Estoy convencida que la crianza de los hijos es la tarea más difícil que un ser humano puede emprender. Muchos pueden opinar lo que se debe o no dejar de hacer; pero la verdad es que no hay libro escrito, ni en la psicología más estudiada que nos describa a la perfección los pasos a seguir.
John Lennon entendió que los dos primeros años de la vida de un niño era los más importantes y se los dedicó a Julián. De ahí sale la canción en 1980, Niño Hermoso (Beautiful Boy); donde le advierte que lo protegerá, que se cuide y que tiene muchas ambiciones para él. Todos deseamos lo mejor para nuestros hijos, los moldeamos con nuestros talentos. ¿Pero que sucede cuando sus talentos no van a la par con los nuestros?
Quienes han visto la película Triunfo a la Vida (Mr. Holland’s Opus) interpretada por Richard Dreyfuss, entenderás la frustración de Glenn Holland. Un músico que tenía el sueño de componer un pieza musical memorable, para lo que acepta un trabajo temporal como director de música en una escuela secundaria y se vuelve una leyenda; inspirando por años a cientos de jóvenes, sin embrago es incapaz de comunicarse con su hijo que era sordo.
El lenguaje de señas no era su fuerte y el sonido era el arma para su talento. Cuando en una discusión áspera el hijo le explica su gusto por los Beatles, el padre entiende su error; y en propósito de enmienda, actúa en uno de sus propios conciertos en la escuela interpretando Niño Hermoso con lenguaje de señas.
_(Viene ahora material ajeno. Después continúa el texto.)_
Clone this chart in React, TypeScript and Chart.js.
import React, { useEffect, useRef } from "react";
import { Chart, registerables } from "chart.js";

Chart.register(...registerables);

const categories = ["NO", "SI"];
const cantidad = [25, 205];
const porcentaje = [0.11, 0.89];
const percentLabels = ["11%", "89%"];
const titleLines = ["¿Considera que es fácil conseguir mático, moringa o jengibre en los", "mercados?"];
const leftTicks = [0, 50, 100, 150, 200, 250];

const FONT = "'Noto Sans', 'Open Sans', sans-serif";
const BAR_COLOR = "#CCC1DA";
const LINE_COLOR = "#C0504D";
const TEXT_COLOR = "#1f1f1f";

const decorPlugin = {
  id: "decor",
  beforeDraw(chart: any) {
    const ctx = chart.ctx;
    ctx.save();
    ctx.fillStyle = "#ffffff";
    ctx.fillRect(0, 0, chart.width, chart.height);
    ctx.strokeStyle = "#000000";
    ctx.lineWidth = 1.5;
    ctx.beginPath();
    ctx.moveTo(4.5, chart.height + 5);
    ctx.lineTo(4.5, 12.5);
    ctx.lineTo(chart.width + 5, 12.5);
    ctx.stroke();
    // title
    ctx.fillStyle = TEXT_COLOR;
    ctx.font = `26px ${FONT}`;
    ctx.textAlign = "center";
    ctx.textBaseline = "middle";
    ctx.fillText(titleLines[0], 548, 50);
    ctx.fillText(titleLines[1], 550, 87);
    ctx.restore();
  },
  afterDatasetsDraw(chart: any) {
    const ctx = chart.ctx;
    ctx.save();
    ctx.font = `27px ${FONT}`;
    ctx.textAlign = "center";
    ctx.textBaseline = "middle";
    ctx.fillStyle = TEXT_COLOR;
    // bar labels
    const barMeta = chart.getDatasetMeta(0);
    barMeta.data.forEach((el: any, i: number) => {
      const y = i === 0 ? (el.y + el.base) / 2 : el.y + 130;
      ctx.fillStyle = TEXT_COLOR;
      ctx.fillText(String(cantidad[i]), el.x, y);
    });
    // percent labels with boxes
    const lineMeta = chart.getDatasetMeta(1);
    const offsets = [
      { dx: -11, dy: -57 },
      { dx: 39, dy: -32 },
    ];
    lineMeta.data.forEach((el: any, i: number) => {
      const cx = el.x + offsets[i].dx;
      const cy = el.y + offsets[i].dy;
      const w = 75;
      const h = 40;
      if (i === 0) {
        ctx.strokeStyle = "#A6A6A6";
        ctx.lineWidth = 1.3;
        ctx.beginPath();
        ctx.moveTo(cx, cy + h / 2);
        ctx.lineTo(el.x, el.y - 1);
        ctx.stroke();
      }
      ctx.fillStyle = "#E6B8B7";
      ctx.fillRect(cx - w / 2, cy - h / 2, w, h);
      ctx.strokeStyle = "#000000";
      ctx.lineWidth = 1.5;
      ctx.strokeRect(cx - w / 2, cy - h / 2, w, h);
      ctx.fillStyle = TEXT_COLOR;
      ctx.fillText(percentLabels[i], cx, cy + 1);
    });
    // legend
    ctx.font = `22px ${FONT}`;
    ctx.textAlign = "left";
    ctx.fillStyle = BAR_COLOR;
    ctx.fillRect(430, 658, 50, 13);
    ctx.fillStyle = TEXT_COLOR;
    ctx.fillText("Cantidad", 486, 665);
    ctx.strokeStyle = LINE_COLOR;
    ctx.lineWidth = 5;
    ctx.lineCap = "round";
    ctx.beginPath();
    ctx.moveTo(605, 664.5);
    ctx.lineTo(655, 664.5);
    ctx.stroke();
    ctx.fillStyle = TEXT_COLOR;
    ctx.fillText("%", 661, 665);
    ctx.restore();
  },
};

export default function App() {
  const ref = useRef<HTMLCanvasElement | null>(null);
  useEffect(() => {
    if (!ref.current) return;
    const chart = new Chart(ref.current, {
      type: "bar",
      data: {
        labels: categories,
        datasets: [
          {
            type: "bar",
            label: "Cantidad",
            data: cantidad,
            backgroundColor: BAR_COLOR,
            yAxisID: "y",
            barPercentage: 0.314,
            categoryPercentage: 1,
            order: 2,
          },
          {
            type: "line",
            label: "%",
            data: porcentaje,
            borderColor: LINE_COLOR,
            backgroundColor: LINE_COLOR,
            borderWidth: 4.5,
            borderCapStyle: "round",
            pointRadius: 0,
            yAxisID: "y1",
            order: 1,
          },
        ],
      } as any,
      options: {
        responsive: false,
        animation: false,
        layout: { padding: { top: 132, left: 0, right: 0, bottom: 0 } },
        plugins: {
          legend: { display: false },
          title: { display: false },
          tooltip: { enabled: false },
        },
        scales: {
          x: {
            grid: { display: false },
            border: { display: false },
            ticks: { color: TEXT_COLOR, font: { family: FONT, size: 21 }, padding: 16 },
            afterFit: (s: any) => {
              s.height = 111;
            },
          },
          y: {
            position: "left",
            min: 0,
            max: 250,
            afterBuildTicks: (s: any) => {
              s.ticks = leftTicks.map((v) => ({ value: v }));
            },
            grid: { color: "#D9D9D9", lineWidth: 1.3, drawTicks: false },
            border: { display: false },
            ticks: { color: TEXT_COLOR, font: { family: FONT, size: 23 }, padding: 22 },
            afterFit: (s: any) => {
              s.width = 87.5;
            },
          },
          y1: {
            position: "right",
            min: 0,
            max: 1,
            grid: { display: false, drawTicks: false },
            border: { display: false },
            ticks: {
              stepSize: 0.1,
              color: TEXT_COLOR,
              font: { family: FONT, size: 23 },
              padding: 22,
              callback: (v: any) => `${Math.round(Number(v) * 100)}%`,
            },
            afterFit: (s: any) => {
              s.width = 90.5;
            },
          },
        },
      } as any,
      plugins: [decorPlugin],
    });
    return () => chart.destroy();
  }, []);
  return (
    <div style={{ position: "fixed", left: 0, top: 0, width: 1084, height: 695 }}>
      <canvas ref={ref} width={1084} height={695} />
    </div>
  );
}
Un solo detalle que cambió el rumbo de su relación.
La familia es el núcleo de la sociedad, la importancia de la crianza radica en la estabilidad y el amor, no en el romanticismo. La sociedad y la modernidad de los medios sociales, nos han hecho creer que debe de existir una perfección, un molde a seguir, y una aceptación universal. Creo que cuando entendamos que nuestros hijos no son perfectos, que son únicos y que lo que importa es que sean felices; las generaciones mejorarán.
Hace un tiempo me crucé con una publicación de una madre que contaba como la criticaban porque dejaba que su hijo pequeño se eche a dormir con ella, que se acurruque cuando tenía miedo o tristeza. “Me dicen que no lo deje”; hasta que un día, ya adolescente, le rompieron el corazón y el la buscó, se echó a su lado, le contó todo su dolor y se acurrucó con ella.
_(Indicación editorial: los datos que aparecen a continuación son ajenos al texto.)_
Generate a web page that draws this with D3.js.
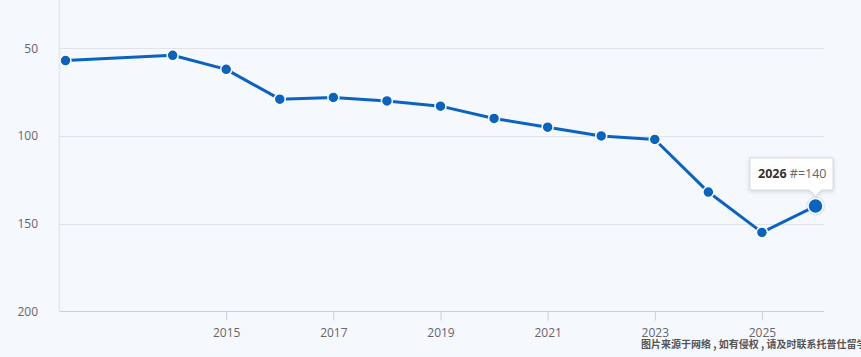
<!DOCTYPE html>
<html><head><meta charset="utf-8">
<script src="https://cdn.jsdelivr.net/npm/d3@7"></script>
<style>
html,body{margin:0;padding:0;background:#f5f8fd;}
svg{display:block;font-family:"Open Sans","Noto Sans",sans-serif;}
</style></head>
<body><svg id="c" width="861" height="357"></svg>
<script>
const years = [2012, 2014, 2015, 2016, 2017, 2018, 2019, 2020, 2021, 2022, 2023, 2024, 2025, 2026];
const ranks = [57, 54, 62, 79, 78, 80, 83, 90, 95, 100, 102, 132, 155, 140];
const yTicks = [50, 100, 150, 200];
const xTicks = [2015, 2017, 2019, 2021, 2023, 2025];
const highlight = {year: 2026, rank: 140};
const watermark = "图片来源于网络 , 如有侵权 , 请及时联系托普仕留学删除";

const svg = d3.select("#c");
const x = d3.scaleLinear().domain([2012, 2026]).range([65.5, 815.5]);
const y = d3.scaleLinear().domain([50, 200]).range([48.3, 311.3]);
const left = 59.5, right = 824;

svg.append("rect").attr("width",861).attr("height",357).attr("fill","#f5f8fd");

svg.append("g").selectAll("line").data(yTicks.slice(0,3)).join("line")
  .attr("x1", left).attr("x2", right)
  .attr("y1", d => Math.round(y(d))+0.5).attr("y2", d => Math.round(y(d))+0.5)
  .attr("stroke", "#dfe2e8").attr("stroke-width", 1);

svg.append("line").attr("x1", left).attr("x2", left).attr("y1", 0).attr("y2", y(200))
  .attr("stroke", "#e3e6ec").attr("stroke-width", 1.5);

svg.append("g").selectAll("text").data(yTicks).join("text")
  .attr("x", 38).attr("y", d => y(d)+4.5).attr("text-anchor","end")
  .attr("font-size", 12).attr("fill", "#666").text(d => d);

const xAxis = d3.axisBottom(x).tickValues(xTicks).tickFormat(d3.format("d")).tickSize(9).tickPadding(8);
const gx = svg.append("g").attr("transform", `translate(0,${Math.round(y(200))+0.5})`).call(xAxis);
gx.select(".domain").remove();
gx.selectAll(".tick line").attr("stroke", "#ccd0d8");
gx.selectAll(".tick text").attr("font-size", 12).attr("fill", "#666").attr("font-family","'Open Sans',sans-serif");
svg.append("line").attr("x1", left).attr("x2", right)
  .attr("y1", Math.round(y(200))+0.5).attr("y2", Math.round(y(200))+0.5)
  .attr("stroke", "#ccd0d8").attr("stroke-width", 1);

const data = years.map((d,i)=>({year:d, rank:ranks[i]}));
const line = d3.line().x(d=>x(d.year)).y(d=>y(d.rank));
svg.append("path").datum(data).attr("d", line).attr("fill","none")
  .attr("stroke","#0b63c1").attr("stroke-width",3).attr("stroke-linejoin","round");

svg.append("g").selectAll("circle").data(data.filter(d=>d.year!==highlight.year)).join("circle")
  .attr("cx", d=>x(d.year)).attr("cy", d=>y(d.rank)).attr("r", 5.5)
  .attr("fill","#0b63c1").attr("stroke","#fff").attr("stroke-width",1.5);

const hx = x(highlight.year), hy = y(highlight.rank);
svg.append("circle").attr("cx",hx).attr("cy",hy).attr("r",9.5).attr("fill","#0b63c1").attr("opacity",0.12);
svg.append("circle").attr("cx",hx).attr("cy",hy).attr("r",7.5)
  .attr("fill","#0b63c1").attr("stroke","#fff").attr("stroke-width",1.5);

const tt = svg.append("g");
const bx = 750, by = 158, bw = 83, bh = 32;
tt.append("path")
  .attr("d", `M${bx},${by} h${bw} v${bh} H${hx+6} l-6,6 l-6,-6 H${bx} Z`)
  .attr("fill","#fff").attr("stroke","#d8dbe0").attr("stroke-width",1)
  .style("filter","drop-shadow(0px 1px 2px rgba(0,0,0,0.15))");
const t = tt.append("text").attr("x", bx+8).attr("y", by+20).attr("font-size",12.5);
t.append("tspan").attr("font-weight","bold").attr("fill","#333").text(String(highlight.year));
t.append("tspan").attr("fill","#666").text(" #=" + highlight.rank);

svg.append("text").attr("x", 641).attr("y", 348).attr("font-size", 10)
  .attr("font-weight", "bold")
  .attr("font-family","'Noto Sans CJK SC',sans-serif").attr("fill","#555").text(watermark);
</script></body></html>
El dolor de ver a nuestros hijos sufrir y no poder hacer nada es más fuerte que el daño que podamos recibir nosotros mismos. Hace años escuché a un orador mejicano, perdón pero no me acuerdo el nombre, que explicaba que no hay dolor más grande ni palabra en el diccionario que explique el perder un hijo, que el diccionario describe a un huérfano(a) cuando pierde a un padre/madre, un viudo(a) cuando pierde un cónyuge, pero no hay adjetivo en el diccionario que describa a alguien que pierde un hijo(a).
Es ver sangre de tu sangre desvanecer. Sino vean Eric Clapton cuando toca Lágrimas en el Cielo (Tears in Heaven), han pasado décadas y aún se siente el estrés emocional de recordar a su hijo de 4 años y medio que se cayó de la ventana de su departamento en el piso 53. “¿Sabrás mi nombre si te encuentro en el cielo?”, la primera línea me encoje el corazón.
Nuestros hijos van a cometer errores, no se trata de justificarlos, de buscar culpables o apañar majaderías, como lo explica Ruben Blades en la canción que me mueve el piso y me estruja el alma, Amor y Control, “sólo quien tiene hijos entiende que el deber de un padre no acaba jamás, que el amor de padre y madre no se cansa de entregar”.
Celebremos a nuestros hijos con sus calificaciones y con sus esfuerzos, así el puntaje no sea el más alto; con el gol que metieron o el penal que se fallaron. Pero más que nada, celebremos por el ser humano y la persona que son; no el modelo que nos imponen. Recuerden a la vaca cuando fue ternera o al caballo cuando fue potrillo.